Globalisation, Technology and Terror
Dore Gold, Israel’s former ambassador to the UN, had an interesting piece in the Opinion Journal today.
The article, titled The Dangers of ‘Peace’ Making, essentially argues that efforts to bring about peace can backfire and make things worse.
Reading the article, I was struck by the following paragraphs (emphasis added):
In August 2005, the international community embraced Israel’s unilateral disengagement from Gaza, largely for these very reasons. The “occupation,” which they tirelessly argued was polarizing the Middle East, would be rolled back. The Palestinians would take over Israeli greenhouses and export cherry tomatoes to the European Union. They would pump gas from lucrative off-shore gas fields being developed by British Gas to bring in huge revenues to the Palestinian people.
Ms. Rice also pushed hard for the “Rafah Border Crossing Agreement,” which was supposed to facilitate trade between Gaza and the rest of the world while keeping terrorists out. EU observers were deployed.
But moderation did not ensue … Huge amounts of weapons and cash also poured into Gaza.
Gold continues further on talking about al Qaeda:
Its recruits have responded to Web clips of U.S. armored vehicles in Iraq exploding, or the beheading of Russian soldiers in Chechnya.
These are classic examples of globalisation, free trade and technology at work. Unfortunately for Condi Rice and the Europeans, they are working in reverse.
Instead of globalisation and technology working to provide hope for oppressed people in the Middle East, these phenomenon have been exploited with ruthless effectiveness by terrorists to advance their 7th century vision.
Incidentally, this is reminiscent of Thomas Barnett’s concept of ‘connectedness’ discussed in his book The Pentagon’s New Map. In it, Barnett describes the concept of the core (loosely speaking the integrated developed countries) and the non-integrated gap (that includes the Middle East).
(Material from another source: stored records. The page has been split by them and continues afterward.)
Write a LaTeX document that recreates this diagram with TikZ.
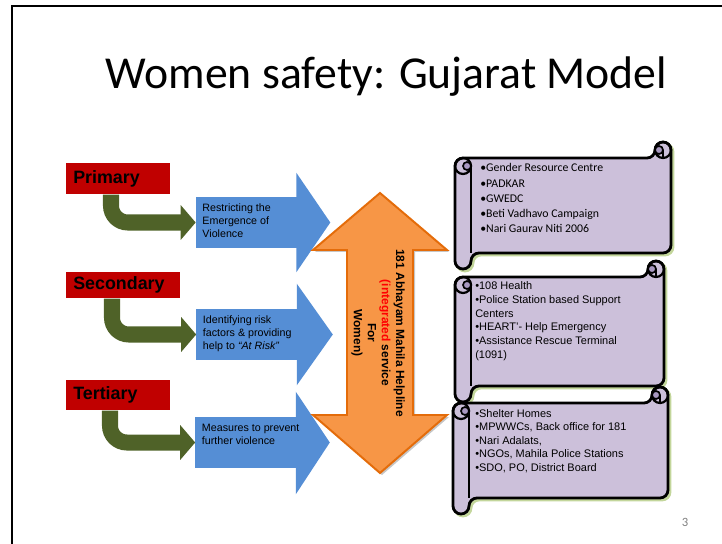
\documentclass[tikz,border=0pt]{standalone}
\usepackage{fontspec}
\setmainfont{Liberation Sans}
\newfontfamily\calibri{Carlito}
\usetikzlibrary{arrows.meta,calc}

\definecolor{rojo}{HTML}{C00000}
\definecolor{verde}{HTML}{4F6228}
\definecolor{azul}{HTML}{558ED5}
\definecolor{naranja}{HTML}{F79646}
\definecolor{naranjaoscuro}{HTML}{E46C0A}
\definecolor{lila}{HTML}{CCC0DA}
\definecolor{lilaoscuro}{HTML}{A898C0}
\definecolor{sombra}{HTML}{C3D69B}

\tikzset{
  cajaroja/.style={fill=rojo, anchor=north west, inner xsep=0.175cm, inner ysep=0pt, align=left, font=\bfseries\fontsize{12.7}{14}\selectfont},
  cuerpoazul/.style={fill=azul, minimum width=2.525cm, minimum height=1.275cm, inner sep=0pt},
  textoazul/.style={anchor=north west, inner sep=0pt, align=left, font=\fontsize{7.6}{9.2}\selectfont},
  flechaverde/.style={draw=verde, line width=0.4cm, rounded corners=0.42cm, -{Triangle[width=0.85cm,length=0.375cm]}},
  textorollo/.style={anchor=north west, inner sep=0pt, align=left},
}

% pergamino: izquierda, arriba, derecha, abajo
\newcommand{\contorno}[4]{({#1},{#4-16}) -- ({#1},{#2+16}) -- ({#3-16},{#2+16}) -- ({#3-16},{#2}) -- ({#3},{#2}) -- ({#3},{#4-16}) -- ({#1+16},{#4-16}) -- ({#1+16},{#4}) -- ({#1},{#4}) -- cycle}
\newcommand{\rollo}[4]{%
  \draw[sombra, line width=2pt, rounded corners=0.2cm, shift={(2,2)}] \contorno{#1}{#2}{#3}{#4};
  \filldraw[fill=lila, draw=black, line width=2pt, rounded corners=0.2cm] \contorno{#1}{#2}{#3}{#4};
  \draw[line width=1.6pt] ({#1+16},{#2+24}) -- ({#1+16},{#4-16});
  \draw[line width=1.6pt] ({#1+8},{#2+24}) circle (8);
  \filldraw[fill=lilaoscuro, line width=1.2pt] ({#1+12},{#2+24}) circle (4);
  \draw[line width=1.6pt] ({#3-8},{#2+8}) circle (8);
  \filldraw[fill=lilaoscuro, line width=1.2pt] ({#3-12},{#2+8}) circle (4);
  \draw[line width=1.6pt] ({#3-8},{#2+8}) -- ({#3-8},{#2+16});
}

\begin{document}
\begin{tikzpicture}[x=0.025cm, y=-0.025cm]
    \useasboundingbox (0,0) rectangle (722,544);
    % Marco y título
    \draw[line width=0.05cm] (12,544) -- (12,6) -- (722,6);
    \node[anchor=base, font=\calibri\fontsize{32.5}{40}\selectfont] (titulo) at (386.5,89) {Women safety: Gujarat Model};
    \node[font=\calibri\fontsize{9}{10}\selectfont, text=gray] (pagina) at (685,522) {3};

    % Flechas azules
    \node[cuerpoazul] (b1) at (246.5,222.5) {};
    \node[cuerpoazul] (b2) at (247,334.5) {};
    \node[cuerpoazul] (b3) at (246,442.5) {};
    \fill[azul] ($(b1.north east)+(-1,-24)$) -- ($(b1.east)+(33,0)$) -- ($(b1.south east)+(-1,24)$) -- cycle;
    \fill[azul] ($(b2.north east)+(-1,-25)$) -- ($(b2.east)+(35,0)$) -- ($(b2.south east)+(-1,25)$) -- cycle;
    \fill[azul] ($(b3.north east)+(-1,-25)$) -- ($(b3.east)+(33,0)$) -- ($(b3.south east)+(-1,26)$) -- cycle;
    \node[textoazul] (t1) at ($(b1.north west)+(6.5,7)$) {Restricting the\\Emergence of\\Violence};
    \node[textoazul] (t2) at ($(b2.north west)+(6.5,7)$) {Identifying risk\\factors \& providing\\help to \textit{“At Risk”}};
    \node[textoazul] (t3) at ($(b3.north west)+(6.5,7)$) {Measures to prevent\\further violence};

    % Cajas rojas y flechas verdes
    \node[cajaroja, text width=2.25cm, minimum height=0.775cm] (prim) at (66,163) {Primary};
    \node[cajaroja, text width=2.5cm, minimum height=0.65cm] (sec) at (66,272) {Secondary};
    \node[cajaroja, text width=2.25cm, minimum height=0.75cm] (ter) at (66,380) {Tertiary};
    \draw[flechaverde] ($(prim.south west)+(45,0)$) |- (b1.west);
    \draw[flechaverde] ($(sec.south west)+(46,0)$) |- (b2.west);
    \draw[flechaverde] ($(ter.south west)+(44,0)$) |- (b3.west);

    % Flecha doble naranja
    \fill[gray!45, shift={(2,2)}] (380,193) -- (447,250) -- (413,250) -- (413,415) -- (447,415) -- (380,473) -- (313,415) -- (347,415) -- (347,250) -- (313,250) -- cycle;
    \filldraw[fill=naranja, draw=naranjaoscuro, line width=1.4pt] (380,193) -- (447,250) -- (413,250) -- (413,415) -- (447,415) -- (380,473) -- (313,415) -- (347,415) -- (347,250) -- (313,250) -- cycle;
    \node[rotate=-90, align=center, font=\bfseries\fontsize{8.5}{10}\selectfont] (linea181) at (378,333) {181 Abhayam Mahila Helpline\\{\color{red}(integrated} service\\For\\Women)};

    % Pergaminos
    \rollo{455}{142}{671}{269}
    \rollo{455}{261}{664}{402}
    \rollo{453}{387}{668}{514}
    \node[textorollo, font=\calibri\fontsize{8.4}{10.7}\selectfont] (s1) at (480,163.5) {•Gender Resource Centre\\•PADKAR\\•GWEDC\\•Beti Vadhavo Campaign\\•Nari Gaurav Niti 2006};
    \node[textorollo, font=\fontsize{7.8}{9.9}\selectfont] (s2) at (475,281) {•108 Health\\•Police Station based Support\\Centers\\•HEART'- Help Emergency\\•Assistance Rescue Terminal\\(1091)};
    \node[textorollo, font=\fontsize{7.8}{9.6}\selectfont] (s3) at (475,409) {•Shelter Homes\\•MPWWCs, Back office for 181\\•Nari Adalats,\\•NGOs, Mahila Police Stations\\•SDO, PO, District Board};
\end{tikzpicture}
\end{document}
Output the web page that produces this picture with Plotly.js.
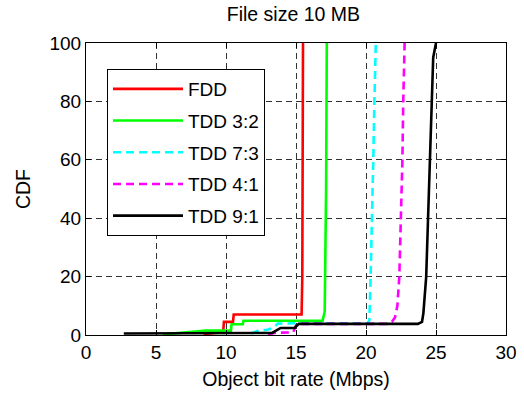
<!DOCTYPE html>
<html>
<head>
<meta charset="utf-8">
<script src="https://cdn.plot.ly/plotly-3.0.1.min.js"></script>
<style>html,body{margin:0;padding:0;background:#fff;}#chart{width:524px;height:396px;}</style>
</head>
<body>
<div id="chart"></div>
<script>
// Series names
const seriesNames = ["FDD", "TDD 3:2", "TDD 7:3", "TDD 4:1", "TDD 9:1"];

// FDD
const fddX = [8.4, 9.3, 9.8, 9.85, 10.5, 10.55, 15.4, 15.45, 15.5];
const fddY = [0.3, 0.7, 1.0, 4.5, 4.5, 7.0, 7.0, 20, 100];

// TDD 3:2
const tdd32X = [5.5, 8.6, 10.35, 10.4, 11.2, 11.25, 16.9, 17.05, 17.15, 17.2];
const tdd32Y = [0.2, 1.5, 1.5, 3.7, 3.7, 4.9, 4.9, 8, 50, 100];

// TDD 7:3
const tdd73X = [11.8, 12.4, 12.9, 13.4, 13.7, 14.8, 20.1, 20.24, 20.33, 20.45, 20.52, 20.6, 20.7];
const tdd73Y = [0.5, 1.7, 1.7, 2.5, 3.9, 4.0, 4.0, 5, 20, 40, 60, 80, 100];

// TDD 4:1
const tdd41X = [13.0, 13.6, 14.8, 15.05, 21.6, 21.85, 22.07, 22.24, 22.38, 22.5, 22.6, 22.66, 22.76];
const tdd41Y = [0.3, 0.8, 0.9, 3.8, 3.8, 4.5, 6, 10, 20, 40, 60, 80, 100];

// TDD 9:1
const tdd91X = [2.7, 12.8, 13.3, 13.9, 14.9, 15.2, 23.7, 24.0, 24.1, 24.3, 24.45, 24.6, 24.7, 24.8, 24.9, 25.0];
const tdd91Y = [0.5, 0.5, 0.7, 2.4, 2.4, 3.8, 3.8, 4.5, 7.5, 20, 40, 60, 80, 95, 98, 100];

const xTicks = [0, 5, 10, 15, 20, 25, 30];
const yTicks = [0, 20, 40, 60, 80, 100];

const xs = [fddX, tdd32X, tdd73X, tdd41X, tdd91X];
const ys = [fddY, tdd32Y, tdd73Y, tdd41Y, tdd91Y];
const colors = ["#ff0000", "#00ff00", "#00ffff", "#ff00ff", "#000000"];
const dashes = ["solid", "solid", "8px,5px", "8px,5px", "solid"];

const FONT = "Liberation Sans, Arial, Helvetica, sans-serif";

const traces = seriesNames.map((n, i) => ({
  type: "scatter", mode: "lines", name: n, x: xs[i], y: ys[i],
  legendgroup: "g" + i,
  line: {color: colors[i], width: 2.6, dash: dashes[i]}
}));

const axisCommon = {
  showline: true, linecolor: "#000", linewidth: 1, mirror: "ticks",
  ticks: "inside", ticklen: 5, tickcolor: "#000", tickwidth: 1,
  showgrid: true, gridcolor: "#333", gridwidth: 1, griddash: "6px,4px",
  zeroline: false, tickfont: {family: FONT, size: 19, color: "#000"}
};

const layout = {
  width: 524, height: 396,
  margin: {l: 86, r: 18, t: 43, b: 61},
  paper_bgcolor: "#fff", plot_bgcolor: "#fff",
  font: {family: FONT, color: "#000"},
  title: {text: "File size 10 MB", font: {family: FONT, size: 19.5, color: "#000"}, x: 0.56, xanchor: "center", y: 0.965, yanchor: "middle"},
  xaxis: Object.assign({}, axisCommon, {
    range: [0, 30], tickvals: xTicks, ticktext: xTicks.map(String),
    title: {text: "Object bit rate (Mbps)", font: {family: FONT, size: 19.5, color: "#000"}, standoff: 10}
  }),
  yaxis: Object.assign({}, axisCommon, {
    range: [0, 100], tickvals: yTicks, ticktext: yTicks.map(String),
    title: {text: "CDF", font: {family: FONT, size: 19.5, color: "#000"}, standoff: 13}
  }),
  showlegend: true,
  legend: {
    x: 0.05, xanchor: "left", y: 0.911, yanchor: "top",
    bgcolor: "#fff", bordercolor: "#000", borderwidth: 1,
    font: {family: FONT, size: 19, color: "#000"},
    traceorder: "grouped", tracegroupgap: 4, itemwidth: 70
  }
};

Plotly.newPlot("chart", traces, layout, {displayModeBar: false, staticPlot: true});
</script>
</body>
</html>
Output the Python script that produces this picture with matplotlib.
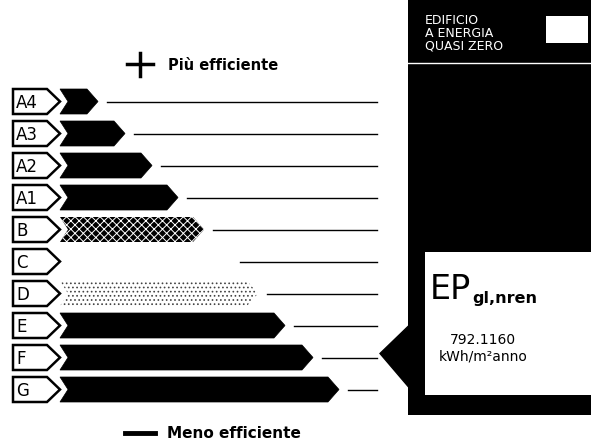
import matplotlib
matplotlib.use("Agg")
import matplotlib.pyplot as plt
from matplotlib.patches import Polygon, Rectangle

# classi energetiche e lunghezza (px) della freccia di ciascuna classe
classi = ["A4", "A3", "A2", "A1", "B", "C", "D", "E", "F", "G"]
punte = [98, 125, 152, 178, 204, 231, 258, 285, 313, 339]
riempimenti = ["black", "black", "black", "black", "fitto", "vuoto", "rado", "black", "black", "black"]
classe_edificio = "F"
ep_valore = "792.1160"
ep_unita = "kWh/m²anno"

plt.rcParams["hatch.linewidth"] = 0.7

fig = plt.figure(figsize=(5.91, 4.43), dpi=100)
ax = fig.add_axes([0, 0, 1, 1])
ax.set_xlim(0, 591)
ax.set_ylim(443, 0)
ax.axis("off")

y0, passo, h = 101.5, 32.0, 25
fine_linee = 377

for i, (cl, tip, fill) in enumerate(zip(classi, punte, riempimenti)):
    yc = y0 + i * passo
    top, bot = yc - h / 2, yc + h / 2
    # etichetta della classe
    tag = Polygon([(13, top), (47, top), (60, yc), (47, bot), (13, bot)],
                  closed=True, facecolor="white", edgecolor="black", lw=1.8)
    ax.add_patch(tag)
    ax.text(16, yc + 1, cl, fontsize=12, va="center", ha="left")
    # freccia
    pts = [(60, top), (tip - 11, top), (tip, yc), (tip - 11, bot), (60, bot), (68, yc)]
    if fill == "black":
        p = Polygon(pts, closed=True, facecolor="black", edgecolor="black", lw=0.5)
    elif fill == "fitto":
        p = Polygon(pts, closed=True, facecolor="black", edgecolor="white", hatch="xxxx", lw=0)
    elif fill == "rado":
        p = Polygon(pts, closed=True, facecolor="white", edgecolor="#444444", hatch="....", lw=0)
    else:
        p = Polygon(pts, closed=True, facecolor="white", edgecolor="none", lw=0)
    ax.add_patch(p)
    # linea di riferimento
    ax.plot([tip + 9, fine_linee], [yc, yc], color="black", lw=1)

# legenda più / meno efficiente
ax.plot([127, 153], [64, 64], color="black", lw=2.5)
ax.plot([140, 140], [53, 76], color="black", lw=2.5)
ax.text(168, 65, "Più efficiente", fontsize=10.5, ha="left", va="center", fontweight="bold")
ax.plot([125, 155], [433, 433], color="black", lw=3.5)
ax.text(167, 433, "Meno efficiente", fontsize=11, ha="left", va="center", fontweight="bold")

# pannello destro
ax.add_patch(Rectangle((408, 0), 183, 415, facecolor="black", edgecolor="none"))
ax.plot([408, 591], [63, 63], color="white", lw=1)
ax.text(425, 33, "EDIFICIO\nA ENERGIA\nQUASI ZERO", color="white", fontsize=9,
        ha="left", va="center", linespacing=1.0)
ax.add_patch(Rectangle((546, 16), 42, 27, facecolor="white", edgecolor="none"))
ax.add_patch(Rectangle((425, 252), 166, 143, facecolor="white", edgecolor="none"))
ax.text(430, 299, "EP", fontsize=24, ha="left", va="baseline")
ax.text(472, 303, "gl,nren", fontsize=11.5, ha="left", va="baseline", fontweight="bold")
ax.text(483, 340, ep_valore, fontsize=10, ha="center", va="center")
ax.text(483, 357, ep_unita, fontsize=10, ha="center", va="center")

# freccia indicatrice della classe dell'edificio
yf = y0 + classi.index(classe_edificio) * passo
ax.add_patch(Polygon([(380, yf - 4), (409, yf - 32), (409, yf + 30)],
                     closed=True, facecolor="black", edgecolor="black"))

fig.savefig("out.png", dpi=100, facecolor="white")
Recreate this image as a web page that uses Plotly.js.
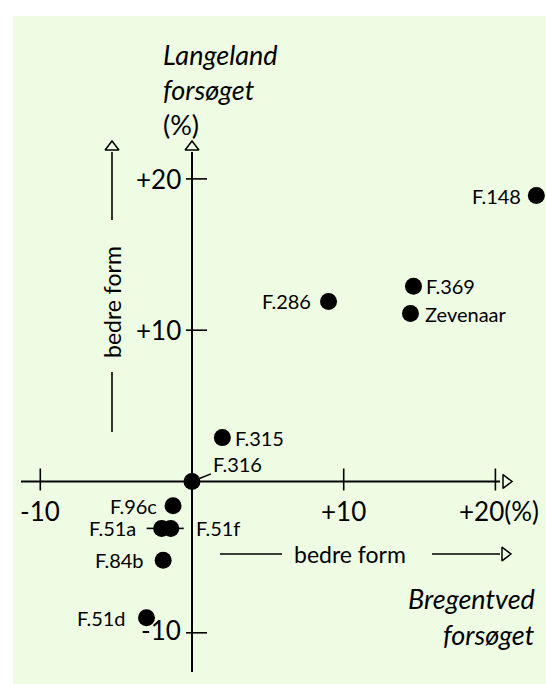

In Barnett’s view, the 21st century strategy for the US – as the only military hyperpower – should be to connect the gap to the core to bring relative security.
Instead, true to form, the Middle East provides a harsh reality check for those theories based on assumptions that global actors are not evil.
Perhaps those MacDonalds-shop-window-bashing anti-globalisation anarchic fruit-loops do have it right after all?